Butte, America’s Story Episode 292 - Mules
Welcome to Butte, America’s Story. I’m your host, Dick Gibson.
My sweetheart’s a mule in the mine, I drive her with only one line
On the dashboard I sit, and tobacco I spit All over my sweetheart’s behind.
The well-known miner’s tribute to the mules underground finally came to an end in Butte in 1934, when, as ropeman Ray Barrott recalled, the last eight mules came up from the Emma Mine for the last time. According to historian Mike Byrnes, as many as a thousand mules pulled ore cars through the mine drifts beneath Butte in the early 1900s, but by the early 1910s electrification had begun in earnest and mules were being replaced by electric engines and drivers all over the mine system.
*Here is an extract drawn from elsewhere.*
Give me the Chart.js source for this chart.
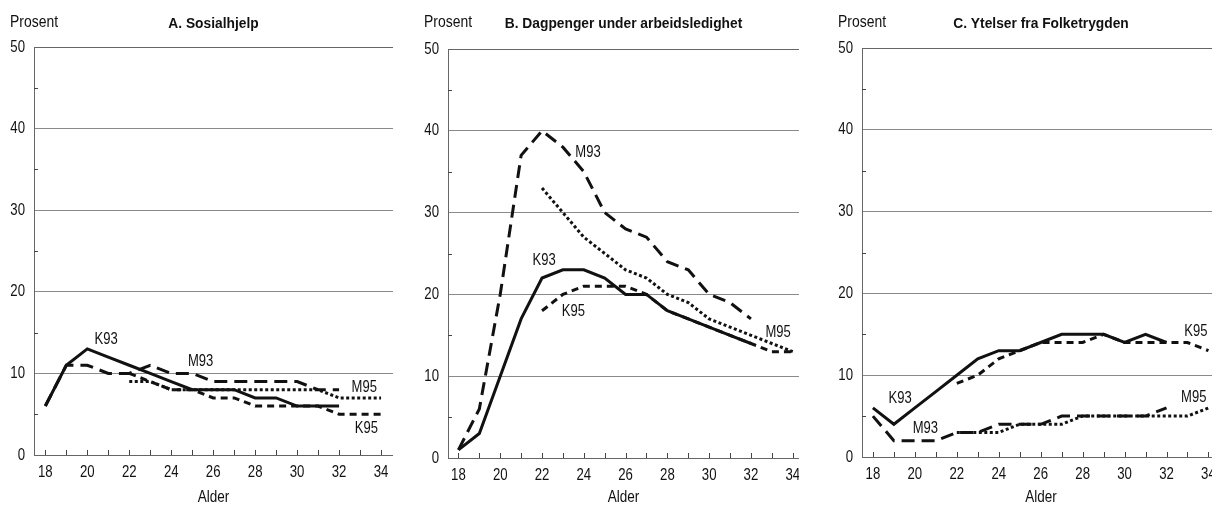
<!DOCTYPE html>
<html>
<head>
<meta charset="utf-8">
<script src="https://cdn.jsdelivr.net/npm/chart.js@4/dist/chart.umd.min.js"></script>
<style>
body { margin: 0; width: 1212px; height: 505px; overflow: hidden; background: #fff; }
.panel { position: absolute; top: 0; height: 505px; }
</style>
</head>
<body>
<div class="panel" style="left:0px;width:393px"><canvas id="chartA" width="393" height="505"></canvas></div>
<div class="panel" style="left:414px;width:385px"><canvas id="chartB" width="385" height="505"></canvas></div>
<div class="panel" style="left:828px;width:392px"><canvas id="chartC" width="392" height="505"></canvas></div>
<script>
const FONT = "'Liberation Sans', Arial, sans-serif";

// alder 18-34
const ages = [18, 19, 20, 21, 22, 23, 24, 25, 26, 27, 28, 29, 30, 31, 32, 33, 34];
const yTicks = [0, 10, 20, 30, 40, 50];

// A. Sosialhjelp
const sosK93 = [6, 11, 13, 12, 11, 10, 9, 8, 8, 8, 7, 7, 6, 6, 6, null, null];
const sosM93 = [6, 11, 11, 10, 10, 11, 10, 10, 9, 9, 9, 9, 9, 8, 8, null, null];
const sosK95 = [null, null, null, null, 10, 9, 8, 8, 7, 7, 6, 6, 6, 6, 5, 5, 5];
const sosM95 = [null, null, null, null, 9, 9, 8, 8, 8, 8, 8, 8, 8, 8, 7, 7, 7];

// B. Dagpenger under arbeidsledighet
const dagK93 = [1, 3, 10, 17, 22, 23, 23, 22, 20, 20, 18, 17, 16, 15, 14, null, null];
const dagM93 = [1, 6, 20, 37, 40, 38, 35, 30, 28, 27, 24, 23, 20, 19, 17, null, null];
const dagK95 = [null, null, null, null, 18, 20, 21, 21, 21, 20, 18, 17, 16, 15, 14, 13, 13];
const dagM95 = [null, null, null, null, 33, 30, 27, 25, 23, 22, 20, 19, 17, 16, 15, 14, 13];

// C. Ytelser fra Folketrygden
const ytK93 = [6, 4, 6, 8, 10, 12, 13, 13, 14, 15, 15, 15, 14, 15, 14, null, null];
const ytM93 = [5, 2, 2, 2, 3, 3, 4, 4, 4, 5, 5, 5, 5, 5, 6, null, null];
const ytK95 = [null, null, null, null, 9, 10, 12, 13, 14, 14, 14, 15, 14, 14, 14, 14, 13];
const ytM95 = [null, null, null, null, 3, 3, 3, 4, 4, 4, 5, 5, 5, 5, 5, 5, 6];

// linjenavn og hvor de står (alder, prosent)
const seriesNames = ['K93', 'M93', 'K95', 'M95'];
const sosNotes = [['K93', 20.9, 14.1], ['M93', 25.4, 11.5], ['M95', 33.2, 8.3], ['K95', 33.3, 3.2]];
const dagNotes = [['M93', 24.2, 37.4], ['K93', 22.1, 24.2], ['K95', 23.5, 17.9], ['M95', 33.3, 15.3]];
const ytNotes = [['K95', 33.4, 15.4], ['K93', 19.3, 7.1], ['M93', 20.5, 3.5], ['M95', 33.3, 7.3]];

const lineStyles = {
    K93: { dash: [], width: 3 },
    M93: { dash: [13, 7], width: 3 },
    K95: { dash: [7, 5], width: 3 },
    M95: { dash: [3, 2.5], width: 3 }
};

// smal skrift: tegn teksten litt sammenpresset
function drawText(ctx, text, x, y, size, bold, align, baseline, sx) {
    ctx.save();
    ctx.font = (bold ? 'bold ' : '') + size + 'px ' + FONT;
    ctx.textAlign = align;
    ctx.textBaseline = baseline;
    ctx.translate(x, y);
    ctx.scale(sx, 1);
    ctx.fillText(text, 0, 0);
    ctx.restore();
}

const framePlugin = {
    id: 'frame',
    beforeDatasetsDraw(chart) {
        const { ctx, chartArea: a, scales } = chart;
        ctx.save();
        ctx.strokeStyle = '#666';
        ctx.lineWidth = 1;
        ctx.strokeRect(a.left + 0.5, a.top + 0.5, a.right - a.left, a.bottom - a.top);
        ctx.strokeStyle = '#444';
        ctx.beginPath();
        // små streker på x-aksen
        scales.x.ticks.forEach(t => {
            const px = Math.round(scales.x.getPixelForValue(t.value)) + 0.5;
            ctx.moveTo(px, a.bottom);
            ctx.lineTo(px, a.bottom - 5);
        });
        // små streker på y-aksen
        scales.y.ticks.forEach(t => {
            if (t.value % 10 === 0) return;
            const py = Math.round(scales.y.getPixelForValue(t.value)) + 0.5;
            ctx.moveTo(a.left, py);
            ctx.lineTo(a.left + 4, py);
        });
        ctx.stroke();
        ctx.restore();
    },
    afterDraw(chart, args, opts) {
        const { ctx, chartArea: a, scales } = chart;
        ctx.save();
        ctx.fillStyle = '#111';
        drawText(ctx, 'Prosent', a.left - 24, 26.5, 17, false, 'left', 'alphabetic', 0.82);
        drawText(ctx, opts.title, (a.left + a.right) / 2, 28, 15.5, true, 'center', 'alphabetic', 0.89);
        scales.y.ticks.forEach(t => {
            if (!yTicks.includes(t.value)) return;
            drawText(ctx, String(t.value), a.left - 9, scales.y.getPixelForValue(t.value), 16.5, false, 'right', 'middle', 0.8);
        });
        scales.x.ticks.forEach(t => {
            if (t.value % 2 !== 0) return;
            drawText(ctx, String(t.value), scales.x.getPixelForValue(t.value), a.bottom + 22, 16.5, false, 'center', 'alphabetic', 0.8);
        });
        drawText(ctx, 'Alder', (a.left + a.right) / 2, 502, 16.5, false, 'center', 'alphabetic', 0.82);
        opts.notes.forEach(n => {
            drawText(ctx, n[0], scales.x.getPixelForValue(n[1]), scales.y.getPixelForValue(n[2]), 16.5, false, 'center', 'middle', 0.79);
        });
        ctx.restore();
    }
};

function makePanel(id, title, xMin, xMax, top, bottom, values, notes) {
    const datasets = seriesNames.map((name, k) => ({
        label: name,
        data: ages.map((a, i) => ({ x: a, y: values[k][i] })),
        borderColor: '#111',
        borderWidth: lineStyles[name].width,
        borderDash: lineStyles[name].dash,
        borderCapStyle: 'butt',
        borderJoinStyle: 'miter',
        pointRadius: 0,
        tension: 0,
        spanGaps: false,
        fill: false
    }));
    return new Chart(document.getElementById(id), {
        type: 'line',
        data: { datasets: datasets },
        options: {
            responsive: false,
            animation: false,
            layout: { padding: { top: top, right: 0, left: 0, bottom: 0 } },
            plugins: {
                legend: { display: false },
                tooltip: { enabled: false },
                frame: { title: title, notes: notes }
            },
            scales: {
                x: {
                    type: 'linear',
                    min: xMin,
                    max: xMax,
                    afterFit: s => { s.height = 505 - bottom; s.paddingLeft = 0; s.paddingRight = 0; },
                    grid: { display: false, drawTicks: false },
                    border: { display: false },
                    ticks: { display: false, stepSize: 1, includeBounds: false, autoSkip: false }
                },
                y: {
                    min: 0,
                    max: 50,
                    afterFit: s => { s.width = 34; s.paddingTop = 0; s.paddingBottom = 0; },
                    grid: {
                        drawTicks: false,
                        color: c => (c.tick.value % 10 === 0 && c.tick.value > 0 && c.tick.value < 50 ? '#8a8a8a' : 'rgba(0,0,0,0)'),
                        lineWidth: 1
                    },
                    border: { display: false },
                    ticks: { display: false, stepSize: 5 }
                }
            }
        },
        plugins: [framePlugin]
    });
}

makePanel('chartA', 'A. Sosialhjelp', 17.46, 34.57, 47, 455,
    [sosK93, sosM93, sosK95, sosM95], sosNotes);
makePanel('chartB', 'B. Dagpenger under arbeidsledighet', 17.5, 34.3, 49, 458,
    [dagK93, dagM93, dagK95, dagM95], dagNotes);
makePanel('chartC', 'C. Ytelser fra Folketrygden', 17.48, 34.55, 48, 457,
    [ytK93, ytM93, ytK95, ytM95], ytNotes);
</script>
</body>
</html>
Like the men, ore, and equipment, mules went up and down the mineshafts in cages barely bigger than 3 feet by 3 feet in cross section and about 8 feet high. Mules were trussed up in complicated rope harnesses, hung from canvas slings, or bound in leather mule straitjackets – a sometimes challenging procedure. Consequently, often enough mules lived underground for months or years, and it was said that you could expect a strike to be a long one if they pulled all the mules out. Ray Barrott recalled one mule, Emily, who spent 18 years underground at the Emma Mine.
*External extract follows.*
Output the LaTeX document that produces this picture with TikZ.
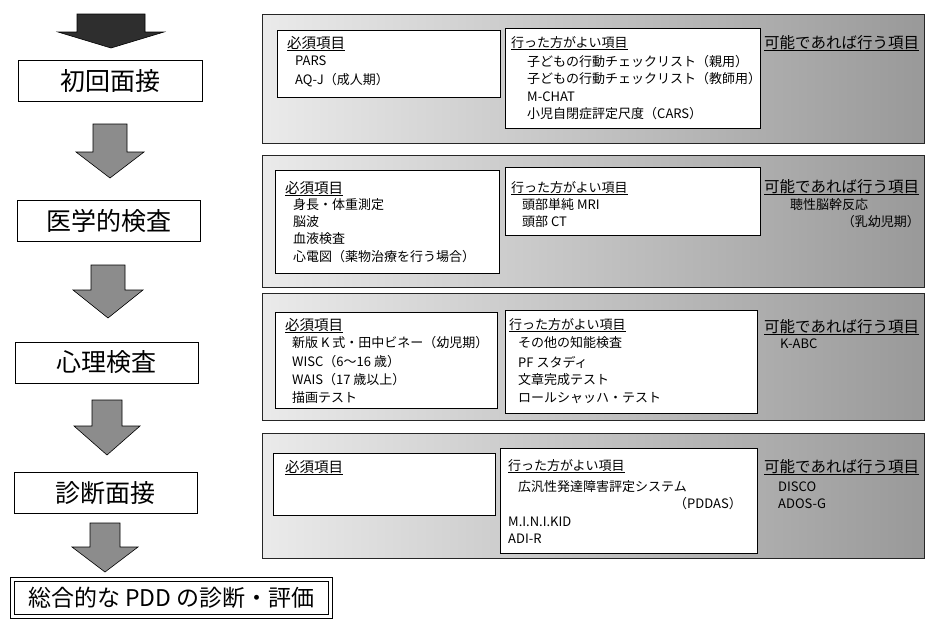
\documentclass[tikz,border=0pt]{standalone}
\usepackage{fontspec}
\setmainfont{Noto Sans CJK JP}
\newcommand\blkarrow[7]{% cx, top, neck, tip, half shaft, half head, style
  \draw[#7] (#1-#5,#2) -- (#1+#5,#2) -- (#1+#5,#3) -- (#1+#6,#3) -- (#1,#4)
    -- (#1-#6,#3) -- (#1-#5,#3) -- cycle;}
\begin{document}
\begin{tikzpicture}[x=1pt,y=-1pt,
  lbox/.style={draw, line width=0.8pt, fill=white, inner sep=0pt,
    minimum height=41pt, font=\fontsize{25}{25}\selectfont},
  wbox/.style={draw, line width=0.9pt, fill=white},
  panel/.style={draw=black!85, line width=0.8pt, left color=black!8, right color=black!40},
  txt/.style={anchor=west, inner sep=0pt, font=\fontsize{13}{13}\selectfont},
  txtr/.style={anchor=east, inner sep=0pt, font=\fontsize{13}{13}\selectfont},
  hdn/.style={anchor=west, inner sep=0pt, font=\fontsize{14.5}{14.5}\selectfont},
  hdr/.style={anchor=west, inner sep=0pt, font=\fontsize{13}{13}\selectfont},
  hdp/.style={anchor=west, inner sep=0pt, font=\fontsize{15.5}{15.5}\selectfont},
  uline/.style={line width=0.6pt},
  darkarrow/.style={draw=black, line width=0.6pt, fill=black!82},
  grayarrow/.style={draw=black, line width=0.6pt, fill=black!45}
]
\useasboundingbox (0,0) rectangle (925,635);

% ---------- left column ----------
\blkarrow{111}{14}{32}{48}{34}{53}{darkarrow}
\node[lbox, minimum width=184pt] (b1) at (110,81) {初回面接};
\blkarrow{110}{124}{152}{178}{17}{34}{grayarrow}
\node[lbox, minimum width=183pt] (b2) at (108.5,221) {医学的検査};
\blkarrow{108}{265}{290}{318}{17}{35}{grayarrow}
\node[lbox, minimum width=183pt] (b3) at (106.5,362.5) {心理検査};
\blkarrow{107}{400}{426}{455}{15}{33}{grayarrow}
\node[lbox, minimum width=183pt] (b4) at (105.5,493) {診断面接};
\blkarrow{105}{523}{547}{572}{15}{33}{grayarrow}
\node[draw, double, double distance=3.5pt, line width=0.7pt, fill=white,
  minimum width=318pt, minimum height=37pt, inner sep=0pt,
  font=\fontsize{23}{23}\selectfont] (b5) at (171.5,598) {総合的な PDD の診断・評価};

% ---------- panel 1 ----------
\path[panel] (262,14) rectangle (924,143);
\draw[wbox] (277,30) rectangle (500,97);
\draw[wbox] (505,28) rectangle (760,128);
\node[hdn] (p1a) at (287,43) {必須項目};
\node[txt] (p1a1) at (295,61) {PARS};
\node[txt] (p1a2) at (295,80) {AQ-J（成人期）};
\node[hdr] (p1b) at (511,43) {行った方がよい項目};
\node[txt] (p1b1) at (527,62) {子どもの行動チェックリスト（親用）};
\node[txt] (p1b2) at (527,79) {子どもの行動チェックリスト（教師用）};
\node[txt] (p1b3) at (527,97) {M-CHAT};
\node[txt] (p1b4) at (527,114) {小児自閉症評定尺度（CARS）};
\node[hdp] (p1c) at (764,43) {可能であれば行う項目};

% ---------- panel 2 ----------
\path[panel] (262,155) rectangle (924,287);
\draw[wbox] (275,170) rectangle (499,273);
\draw[wbox] (505,167) rectangle (760,235);
\node[hdn] (p2a) at (285,188) {必須項目};
\node[txt] (p2a1) at (293,205) {身長・体重測定};
\node[txt] (p2a2) at (293,222) {脳波};
\node[txt] (p2a3) at (293,239) {血液検査};
\node[txt] (p2a4) at (293,257) {心電図（薬物治療を行う場合）};
\node[hdr] (p2b) at (511,188) {行った方がよい項目};
\node[txt] (p2b1) at (522,205) {頭部単純 MRI};
\node[txt] (p2b2) at (522,222) {頭部 CT};
\node[hdp] (p2c) at (764,187) {可能であれば行う項目};
\node[txt] (p2c1) at (790,205) {聴性脳幹反応};
\node[txtr] (p2c2) at (920,222) {（乳幼児期）};

% ---------- panel 3 ----------
\path[panel] (262,293) rectangle (924,420);
\draw[wbox] (275,312) rectangle (497,408);
\draw[wbox] (505,310) rectangle (757,413);
\node[hdn] (p3a) at (285,325) {必須項目};
\node[txt] (p3a1) at (292,343) {新版 K 式・田中ビネー（幼児期）};
\node[txt] (p3a2) at (292,362) {WISC（6〜16 歳）};
\node[txt] (p3a3) at (292,380) {WAIS（17 歳以上）};
\node[txt] (p3a4) at (292,398) {描画テスト};
\node[hdr] (p3b) at (509,325) {行った方がよい項目};
\node[txt] (p3b1) at (518,343) {その他の知能検査};
\node[txt] (p3b2) at (518,362) {PF スタディ};
\node[txt] (p3b3) at (518,380) {文章完成テスト};
\node[txt] (p3b4) at (518,398) {ロールシャッハ・テスト};
\node[hdp] (p3c) at (764,327) {可能であれば行う項目};
\node[txt] (p3c1) at (780,344) {K-ABC};

% ---------- panel 4 ----------
\path[panel] (262,433) rectangle (924,558);
\draw[wbox] (273,453) rectangle (495,515);
\draw[wbox] (500,448) rectangle (757,553);
\node[hdn] (p4a) at (285,467) {必須項目};
\node[hdr] (p4b) at (508,466) {行った方がよい項目};
\node[txt] (p4b1) at (518,487) {広汎性発達障害評定システム};
\node[txtr] (p4b2) at (742,504) {（PDDAS）};
\node[txt] (p4b3) at (508,522) {M.I.N.I.KID};
\node[txt] (p4b4) at (508,539) {ADI-R};
\node[hdp] (p4c) at (764,467) {可能であれば行う項目};
\node[txt] (p4c1) at (778,487) {DISCO};
\node[txt] (p4c2) at (778,504) {ADOS-G};

% ---------- header underlines ----------
\foreach \n in {p1a,p1b,p1c,p2a,p2b,p2c,p3a,p3b,p3c,p4a,p4b,p4c}
  \draw[uline] (\n.south west) -- (\n.south east);
\end{tikzpicture}
\end{document}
Nonetheless, according to Mike Byrnes, the mules were reportedly treated better than the men, working 8-hour shifts to the mens’ 12, and their underground stables were considered to be some of the cleanest spots in the mines. A mule’s typical working life was around five years, and then they were turned out to pasture on the mule ranch in the hills along Mill Creek south of Anaconda.
Many mules were acclimated to the underground in an initial home in the Diamond Mine, where 46 mules were quartered at one time around 1905. Each mine had its own horseshoer, and they had their own union. Local number 83 met on Thursday evenings in 1910 in the Carpenters’ Union Hall that still stands on Granite Street.
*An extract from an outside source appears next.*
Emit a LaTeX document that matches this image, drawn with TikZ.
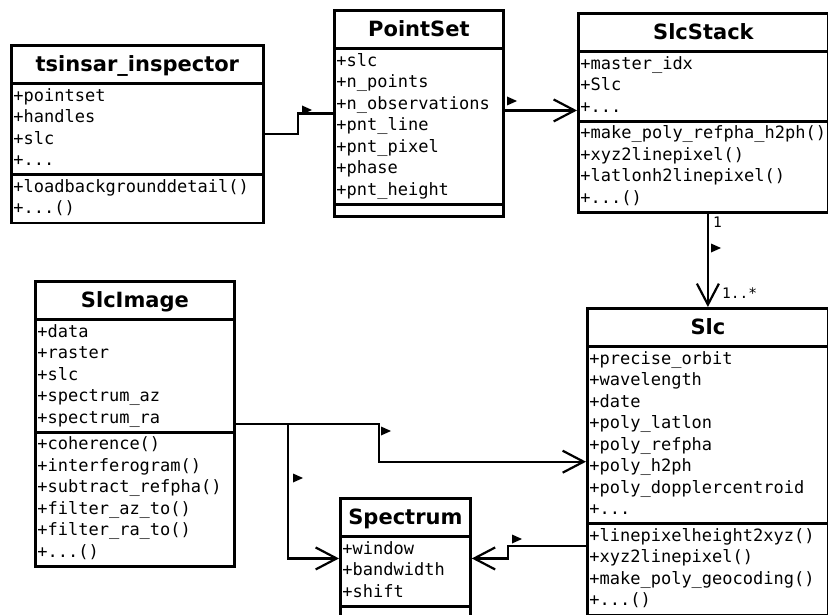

Dr. John D. McGregor came to Butte as a private veterinarian in 1889, but he was soon hired by Marcus Daly to tend to the horses and mules that worked in the mines. Although he traveled all over the hill in his work, McGregor maintained an office at 106 South Main Street, in the Star Livery at the southwest corner of Galena and Main. He lived in Room 7 in the Lizzie Block, the three-story office-lodging house at Park and Main, where the Party Palace stands today.